Inflicting Damage

Damage Rolls

If the attack roll result equals or exceeds the target's AC, the attack is successful, and the attacker deals damage to the defender. Roll the appropriate damage for the attacker's weapon. The damage is deducted from the target character's current hit points.

Minimum Weapon Damage

If penalties to damage bring the damage result below 1, a hit still deals 1 point of damage.

Fighting with Two Weapons

When a character is fighting with two weapons deals damage with the extra attack, add only one-half of the character's Strength bonus.

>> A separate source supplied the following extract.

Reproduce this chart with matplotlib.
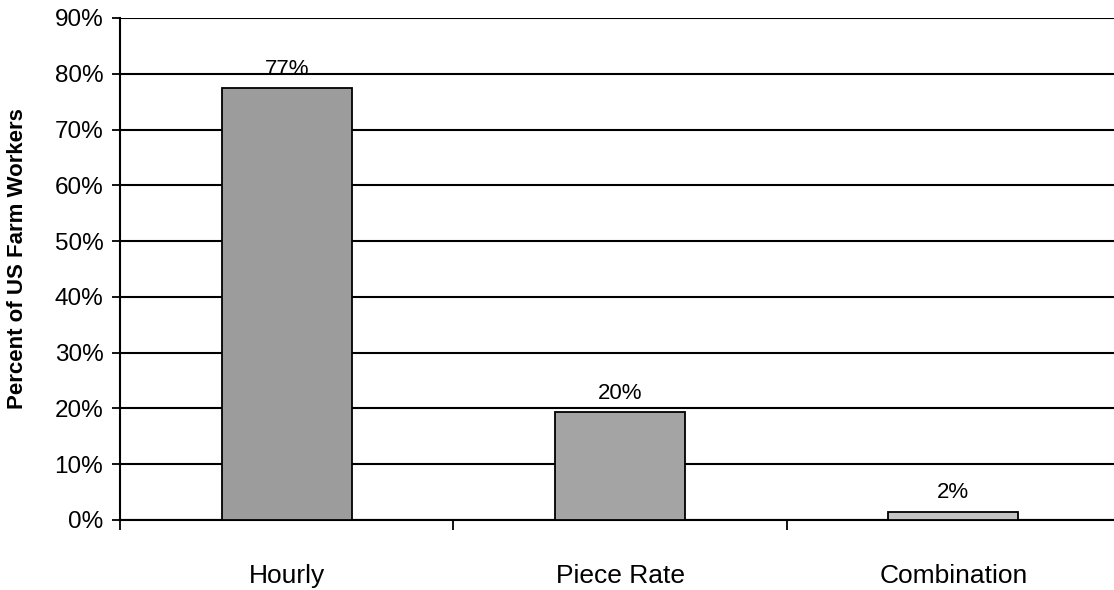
import matplotlib
matplotlib.use("Agg")
import matplotlib.pyplot as plt
import numpy as np

categories = ["Hourly", "Piece Rate", "Combination"]
values = [77.4, 19.3, 1.5]
value_labels = ["77%", "20%", "2%"]
bar_colors = ["#9c9c9c", "#a4a4a4", "#c4c4c4"]
yticks = [0, 10, 20, 30, 40, 50, 60, 70, 80, 90]

plt.rcParams['font.family'] = ['Liberation Sans', 'DejaVu Sans']

fig = plt.figure(figsize=(11.14, 5.90), dpi=100)
ax = fig.add_axes([120/1114, 70/590, 1000/1114, 502/590])

x = np.arange(len(categories)) + 0.5
ax.bar(x, values, width=0.39, color=bar_colors, edgecolor="black", linewidth=1.3, zorder=3)

for xi, v, lab in zip(x, values, value_labels):
    ax.annotate(lab, (xi, v), xytext=(0, 6), textcoords="offset points",
                ha="center", va="bottom", fontsize=16)

ax.set_xlim(0, 3)
ax.set_ylim(0, 90)
ax.set_yticks(yticks)
ax.set_yticklabels([f"{t}%" for t in yticks], fontsize=17.5)
for t in yticks:
    ax.axhline(t, color="black", linewidth=1.5, zorder=1)

ax.set_xticks(x)
ax.set_xticklabels(categories, fontsize=19)
ax.tick_params(axis="x", which="major", length=0, pad=32)
ax.set_xticks([0, 1, 2, 3], minor=True)
ax.tick_params(axis="x", which="minor", length=7, width=1.3, direction="out")
ax.tick_params(axis="y", length=6, width=1.3, direction="out", pad=6)

for s in ["top", "right"]:
    ax.spines[s].set_visible(False)
ax.spines["left"].set_linewidth(1.5)
ax.spines["bottom"].set_linewidth(1.5)

ax.set_ylabel("Percent of US Farm Workers", fontsize=16, fontweight="bold")
ax.yaxis.set_label_coords(-0.092, 0.52)

fig.savefig("out.png", dpi=100)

Wielding a Weapon Two-Handed

When a character deals damage with a weapon that the character is wielding two-handed, the character adds one and one half times the character's Strength bonus. Light weapons don't get this higher Strength bonus when used two-handed.

Unarmed Strike Damage

An unarmed strike from a Medium-size character deals 1d3 points of damage (with a character's Strength modifier, as normal). A Small character's unarmed strike deals 1d2 points of damage. All damage is subdual damage. Unarmed strikes count as light weapons (for purposes of two-weapon attack penalties and so on).

Dealing Normal Damage

A character can specify that its unarmed strike will deal normal damage before it makes an attack roll, but the attack suffers a -4 penalty.

Critical Hits

When a character makes an attack roll and gets a natural 20, the character hits regardless of the target's AC, and the character has scored a threat. The hit might be a critical hit (or "crit"). To find out if it's a critical hit, the character immediately makes a critical roll - another attack roll with all the same modifiers as the attack roll the character just made. If the critical roll also results in a hit against the target's AC, the character's original hit is a critical hit. If the critical roll is a miss, then the character's hit is just a regular hit.

A critical hit means that the attacker rolls for damage more than once, as indicated by the weapon description for the weapon that scored the threat, with all the attacker's usual bonuses, and add the rolls together to get total damage.

Exception: Bonus damage represented as extra dice is not multiplied when a character score a critical hit.

Increased Threat Range

Sometimes a character's threat range is greater than 20. In such cases, a roll below 20 is not an automatic hit. Any attack roll that doesn't result in a hit is not a threat.

Increased Critical Multiplier

Some weapons, deal better than double damage with a critical hit.

Multiplying Damage

Sometimes a character multiplies damage by some factor, such as when a character scores a critical hit. Roll the damage (with all modifiers) multiple times and total the results.

Subdual Damage

Nonlethal damage is subdual damage. If a character takes sufficient subdual damage, the character falls unconscious, but the character doesn't die.

Dealing Subdual Damage

Certain attacks deal subdual damage. Other stresses, such as heat or exhaustion, also deal subdual damage. When a character takes subdual damage, keep a running total of how much a has accumulated. Do not deduct the subdual damage number from a character's current hit points. It is not "real" damage. Instead, when a character's subdual damage equals a character's current hit points, the character is staggered, and when it exceeds a character's current hit points, the character goes unconscious. It doesn't matter whether the subdual damage equals or exceeds a character's current hit points because the subdual damage has gone up or because a character's current hit points have gone down.

A character can use a weapon that deals subdual damage, including an unarmed strike, to deal normal damage instead, but the character suffers a -4 penalty on the attack roll.